Select Page

By Kristy Siegfried @klsiegfried   |  25 January, 2018


Bulgaria aims to bridge east-west divide on EU asylum policy. Bulgaria, the current holder of the six-month rotating EU presidency, is hosting a two-day meeting of EU interior ministers that will attempt to reach agreement on reforms to the Common European Asylum System. EU leaders have set a June deadline for an overhaul of the so-called Dublin Regulation and for the creation of a permanent mechanism for all member states to admit refugees in the event of an emergency. Eastern states argue that they can meet their obligations by contributing funds to Greece and Italy rather than taking in refugees.

Briefing the media ahead of the meeting, UNHCR’s Assistant High Commissioner for Protection, Volker Türk, reminded participants that “the vast majority of refugees…do not come to Europe”. He described the aim of the global compact on refugees, currently in development, as to come up with a system to ensure more equitable sharing of responsibility for refugees and added that the same values of burden-sharing should influence discussions about asylum policy within the EU.

How should UNHCR get “the best possible deal for refugees”? In this wide-ranging interview with Lara Setrakian, co-founder of News Deeply, UNHCR head Filippo Grandi speaks about how the organization is dealing with multiple refugee crises and a challenging political climate.
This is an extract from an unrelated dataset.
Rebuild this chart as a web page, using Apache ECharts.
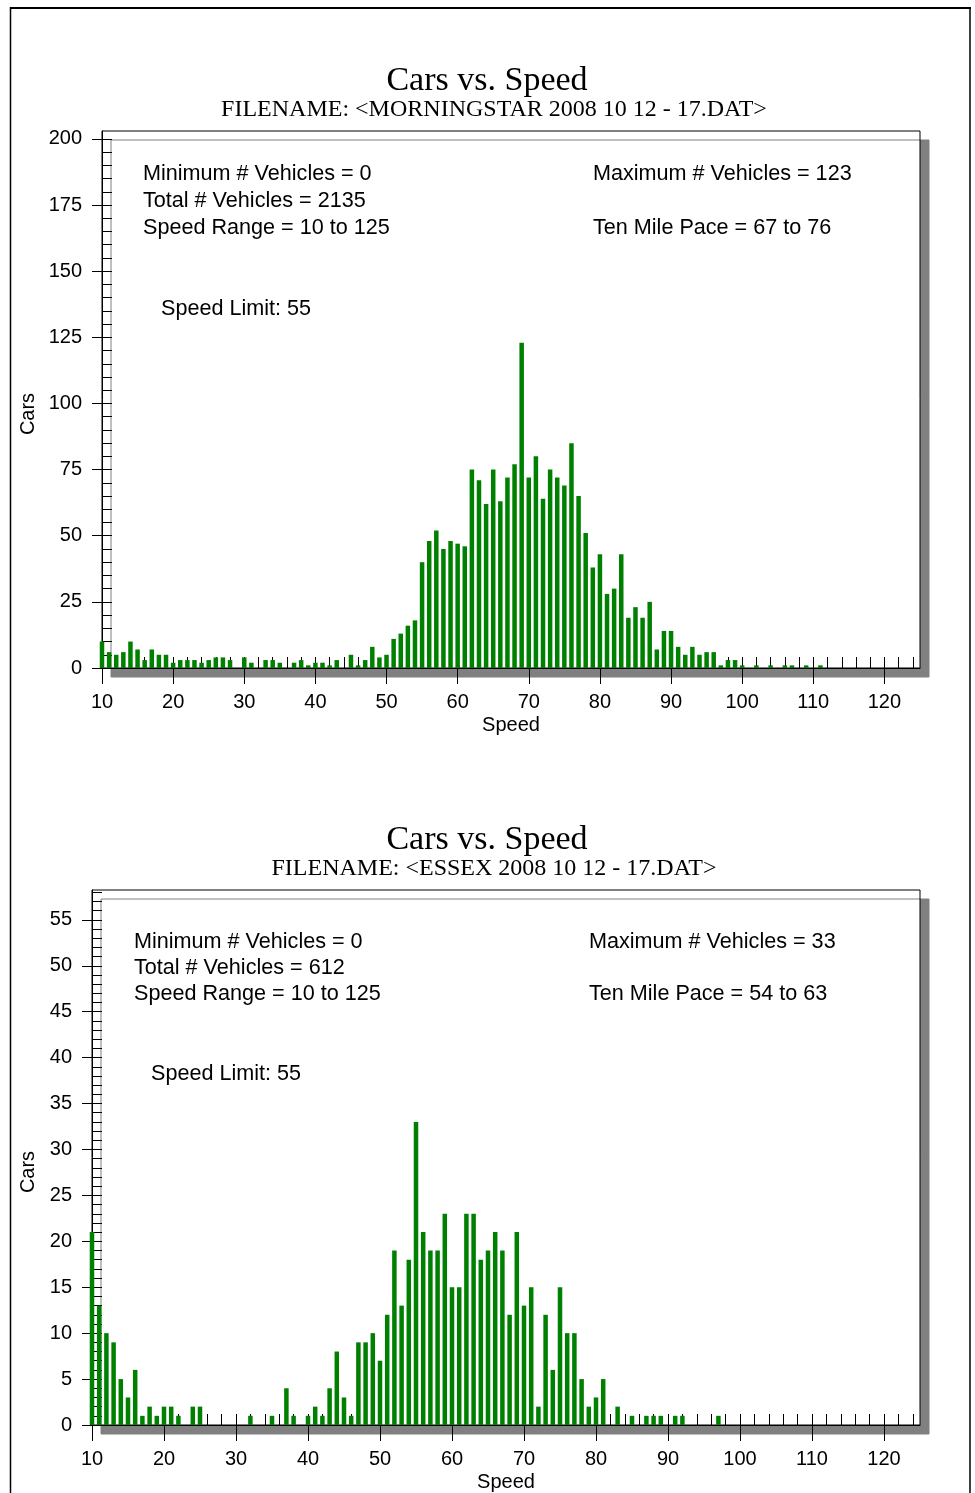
<!DOCTYPE html>
<html><head><meta charset="utf-8">
<script src="https://cdn.jsdelivr.net/npm/echarts@6/dist/echarts.min.js"></script>
<style>html,body{margin:0;padding:0;background:#fff}#c{width:975px;height:1493px}</style>
</head><body><div id="c"></div><script>
// Speed categories (mph)
const speeds = [10,11,12,13,14,15,16,17,18,19,20,21,22,23,24,25,26,27,28,29,30,31,32,33,34,35,36,37,38,39,
  40,41,42,43,44,45,46,47,48,49,50,51,52,53,54,55,56,57,58,59,60,61,62,63,64,65,66,67,68,69,
  70,71,72,73,74,75,76,77,78,79,80,81,82,83,84,85,86,87,88,89,90,91,92,93,94,95,96,97,98,99,
  100,101,102,103,104,105,106,107,108,109,110,111,112,113,114,115,116,117,118,119,120,121,122,123,124,125];
// Cars per speed — MORNINGSTAR
const carsMorningstar = [10,6,5,6,10,7,3,7,5,5, 2,3,3,3,2,3,4,4,3,0, 4,2,0,3,3,2,0,2,3,1,
  2,2,1,3,0,5,1,3,8,4, 5,11,13,16,18,40,48,52,45,48, 47,46,75,71,62,75,63,72,77,123,
  72,80,64,75,72,69,85,65,51,38, 43,28,30,43,19,23,19,25,7,14, 14,8,5,8,5,6,6,1,3,3,
  1,0,1,0,1,0,1,1,0,1, 0,1,0,0,0,0,0,0,0,0, 0,0,0,0,0,0];
// Cars per speed — ESSEX
const carsEssex = [21,13,10,9,5,3,6,1,2,1, 2,2,1,0,2,2,0,0,0,0, 0,0,1,0,0,1,0,4,1,0,
  1,2,1,4,8,3,1,9,9,10, 7,12,19,13,18,33,21,19,19,23, 15,15,23,23,18,19,21,19,12,21,
  13,15,2,12,6,15,10,10,5,2, 3,5,0,2,0,1,0,1,1,1, 0,1,1,0,0,0,0,1,0,0,
  0,0,0,0,0,0,0,0,0,0, 0,0,0,0,0,0,0,0,0,0, 0,0,0,0,0,0];
// Tick labels / tick positions
const xTickLabels = [10,20,30,40,50,60,70,80,90,100,110,120];
const xMinorTicks = [10,12,14,16,18,20,22,24,26,28,30,32,34,36,38,40,42,44,46,48,50,52,54,56,58,60,62,64,66,68,
  70,72,74,76,78,80,82,84,86,88,90,92,94,96,98,100,102,104,106,108,110,112,114,116,118,120,122,124];
const yTickLabelsTop = [0,25,50,75,100,125,150,175,200];
const yMinorTop = [0,5,10,15,20,25,30,35,40,45,50,55,60,65,70,75,80,85,90,95,100,105,110,115,120,125,130,135,140,145,150,155,160,165,170,175,180,185,190,195,200];
const yTickLabelsBottom = [0,5,10,15,20,25,30,35,40,45,50,55];
const yMinorBottom = [0,1,2,3,4,5,6,7,8,9,10,11,12,13,14,15,16,17,18,19,20,21,22,23,24,25,26,27,28,29,30,31,32,33,34,35,36,37,38,39,40,41,42,43,44,45,46,47,48,49,50,51,52,53,54,55,56,57,58];
// Texts
const titleText = 'Cars vs. Speed';
const fileTop = 'FILENAME: <MORNINGSTAR 2008 10 12 - 17.DAT>';
const fileBottom = 'FILENAME: <ESSEX 2008 10 12 - 17.DAT>';
const statsTop = ['Minimum # Vehicles = 0','Total # Vehicles = 2135','Speed Range = 10 to 125','Maximum # Vehicles = 123','Ten Mile Pace = 67 to 76','Speed Limit: 55'];
const statsBottom = ['Minimum # Vehicles = 0','Total # Vehicles = 612','Speed Range = 10 to 125','Maximum # Vehicles = 33','Ten Mile Pace = 54 to 63','Speed Limit: 55'];

const SANS = 'Liberation Sans, Arial, sans-serif';
const SERIF = 'Liberation Serif, Times New Roman, serif';
const chart = echarts.init(document.getElementById('c'), null, {renderer:'canvas'});

function gridOpt(left, top, bottom){
  return {left:left, right:55, top:top, bottom:bottom, show:true, backgroundColor:'#fff',
    borderColor:'#000', borderWidth:1, shadowColor:'#808080', shadowOffsetX:9, shadowOffsetY:9, shadowBlur:0};
}
function xMain(gi){
  return {gridIndex:gi, type:'value', min:10, max:125, interval:10, position:'bottom',
    axisLine:{show:true, onZero:false, lineStyle:{color:'#000', width:1}},
    axisTick:{show:true, inside:false, length:16, customValues:xTickLabels, lineStyle:{color:'#000', width:1}},
    axisLabel:{show:true, customValues:xTickLabels, margin:24, fontSize:20, fontFamily:SANS, color:'#000'},
    splitLine:{show:false},
    name:'Speed', nameLocation:'middle', nameGap:47, nameTextStyle:{fontSize:20, fontFamily:SANS, color:'#000'}};
}
function xMinor(gi){
  return {gridIndex:gi, type:'value', min:10, max:125, interval:2, position:'bottom',
    axisLine:{show:false}, axisLabel:{show:false}, splitLine:{show:false},
    axisTick:{show:true, inside:true, length:11, customValues:xMinorTicks, lineStyle:{color:'#000', width:1}}};
}
function yMain(gi, max, interval, labels){
  return {gridIndex:gi, type:'value', min:0, max:max, interval:interval, position:'left',
    axisLine:{show:true, onZero:false, lineStyle:{color:'#000', width:1}},
    axisTick:{show:true, inside:false, length:10, customValues:labels, lineStyle:{color:'#000', width:1}},
    axisLabel:{show:true, customValues:labels, margin:20, fontSize:20, fontFamily:SANS, color:'#000'},
    splitLine:{show:false}};
}
function yMinor(gi, max, interval, ticks){
  return {gridIndex:gi, type:'value', min:0, max:max, interval:interval, position:'left',
    axisLine:{show:false}, axisLabel:{show:false}, splitLine:{show:false},
    axisTick:{show:true, inside:true, length:10, customValues:ticks, lineStyle:{color:'#000', width:1}}};
}
function txt(x, y, s, size, family, align){
  return {type:'text', x:x, y:y, silent:true, z:100,
    style:{text:s, fill:'#000', font:size+'px '+family, textAlign:align||'left', textVerticalAlign:'middle'}};
}
function statTexts(list, xl, xr, y0, dy, xs, ys){
  const f = 21.6;
  return [txt(xl, y0, list[0], f, SANS), txt(xl, y0+dy, list[1], f, SANS), txt(xl, y0+2*dy, list[2], f, SANS),
    txt(xr, y0, list[3], f, SANS), txt(xr, y0+2*dy, list[4], f, SANS), txt(xs, ys, list[5], f, SANS)];
}

const graphics = [
  {type:'line', shape:{x1:10, y1:8, x2:971, y2:8}, style:{stroke:'#000', lineWidth:2}, silent:true},
  {type:'line', shape:{x1:10.5, y1:7, x2:10.5, y2:1493}, style:{stroke:'#000', lineWidth:1.5}, silent:true},
  {type:'line', shape:{x1:970, y1:7, x2:970, y2:1493}, style:{stroke:'#000', lineWidth:1.5}, silent:true},
  txt(487, 81.5, titleText, 34, SERIF, 'center'),
  txt(494, 110, fileTop, 24, SERIF, 'center'),
  txt(487, 840.5, titleText, 34, SERIF, 'center'),
  txt(494, 869, fileBottom, 24, SERIF, 'center'),
  {type:'text', x:28, y:414, rotation:Math.PI/2, silent:true, z:100,
    style:{text:'Cars', fill:'#000', font:'20px '+SANS, textAlign:'center', textVerticalAlign:'middle'}},
  {type:'text', x:28, y:1172, rotation:Math.PI/2, silent:true, z:100,
    style:{text:'Cars', fill:'#000', font:'20px '+SANS, textAlign:'center', textVerticalAlign:'middle'}}
].concat(statTexts(statsTop, 143, 593, 174, 27, 161, 309))
 .concat(statTexts(statsBottom, 134, 589, 942, 26, 151, 1074));

chart.setOption({
  animation:false,
  backgroundColor:'#fff',
  grid:[gridOpt(102, 131, 825), gridOpt(92, 890, 66)],
  xAxis:[xMain(0), xMinor(0), xMain(1), xMinor(1)],
  yAxis:[yMain(0, 203, 25, yTickLabelsTop), yMinor(0, 203, 5, yMinorTop),
         yMain(1, 58.25, 5, yTickLabelsBottom), yMinor(1, 58.25, 1, yMinorBottom)],
  graphic:graphics,
  series:[
    {type:'bar', name:'MORNINGSTAR', xAxisIndex:0, yAxisIndex:0, barWidth:4.5, clip:true,
     itemStyle:{color:'#008000'}, data:speeds.map((s,i)=>[s, carsMorningstar[i]])},
    {type:'bar', name:'ESSEX', xAxisIndex:2, yAxisIndex:2, barWidth:4.5, clip:true,
     itemStyle:{color:'#008000'}, data:speeds.map((s,i)=>[s, carsEssex[i]])}
  ]
});
</script></body></html>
From leveraging public opinion to influence government policies, to making Europe’s reception systems more effective, and pushing for safe and voluntary returns for the Rohingya, he explains that the organization is focused on trying to get “the best possible deal for refugees”. Grandi also took questions from the public during this Facebook Live event at the World Economic Forum on Wednesday.


Sweden, Belgium and the Netherlands fast-track funding for Palestinians. UNRWA launched a global funding push on Monday in an effort to plug the gap left by the US aid cut and sustain its education, health and other programs assisting Palestinian refugees. Sweden, Belgium and the Netherlands have all responded by fast-tracking funding already earmarked for the agency. The leaders of 21 aid organizations wrote to the US administration on Wednesday warning of “dire consequences” if Washington upholds a decision announced last week to withhold US$65 million in funding to the UN agency for Palestinian refugees (UNRWA).

Italy’s homeless, jobless refugees. Ahead of national elections on 4 March, Reuters examines the plight of refugees struggling to build a life in Italy, where government housing and benefits are cut off once an asylum request is granted and there is little support for programs to promote integration. Years after landing in Italy, and even with legal status, large numbers of refugees and migrants remain unemployed and living in squats, their dreams of a better future fading.

Mastercard and USAID announce plans to turn refugee camps into digital communities. A public-private coalition, led by Mastercard and the US Agency for International Development, will launch pilot projects in Kenya and Uganda in the first half of 2018 to bring internet and mobile connectivity to refugee settlements and host communities. The coalition will also aim to deliver clean, efficient energy and digital financial tools.


Wiener Tafel (‘Vienna Table’), Austria’s oldest food bank, collects fresh food that would otherwise be thrown away and delivers it to shelters and charities, including some that support asylum-seekers. Two of Wiener Tafel’s volunteer workers also happen to be asylum-seekers themselves. A former marketing manager from Baghdad, Rozh Ali says working at the food bank every day has improved his German and helped him feel part of a community. “Wiener Tafel is like family to me,” he says.


Developing countries host 84 per cent of the world’s refugees, with Turkey, Pakistan and Lebanon hosting the largest numbers in 2016.